Construction has just been completed on BP Amoco's 60-mile, 40-in. OD pipeline from BP Amoco's Mahogany platform off Trinidad's southeastern coast, with subsea connections at Cassia and Amherstia fields, in addition to two other connections for future field development. This pipeline has a design capacity of 1.275 bscfd. NGC has transportation capacity of 450 MMscfd. BP Amoco has 825 MMscfd of capacity capable of supporting one and a half LNG trains-based on the Atlantic plant's train size.

Construction has been recently completed on a 50-mile, 36-in. OD pipeline from Beachfield on the east coast of Trinidad to Point Fortin. This line is owned by NGC and will be leased to BP Amoco for transportation of gas for LNG production.

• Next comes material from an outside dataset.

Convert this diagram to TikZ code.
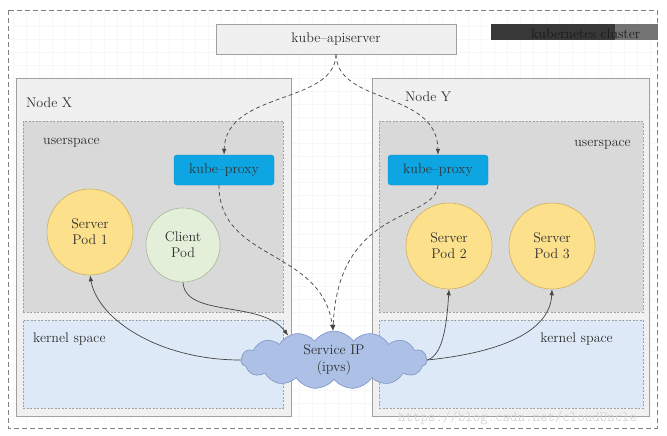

Later this year, NGC will install a 42-mile, 36-in. OD pipeline from Beachfield to Picton, and on to Phoenix Park Gas Processors Ltd. at Point Lisas on the west coast (OGJ, Apr. 26, 1999, p. 30). When this pipeline is completed, NGC will have a transmission capacity of 1.4 bscfd. Harnanan said this will satisfy the projected gas demand to 2003, not including LNG.

Demand

These projects are based on 1998 demand and confirmed new demand of the plants under construction, and on demand estimated for projects under active consideration. Present demand for the Atlantic LNG trains is 475 MMscfd, but recent discoveries by offshore gas producers-BP Amoco, BG plc/Texaco Inc., and Enron Gas & Oil Trinidad Ltd.-indicate that additional gas reserves can support at least one more LNG train, in addition to gas demand from the projects being contemplated.

NGC has projected that, with the increase in demand for the aluminum smelter, an iron ore reduction plant, methanol plant, and an ammonia plant, projected gas demand after 2003 could reach 1.8-2.0 bcfd. NGC's current plans for the construction will add enough capacity to the transmission system to bring its total capacity to 2 bscfd for NGC and 1 bscfd for transportation of gas for LNG.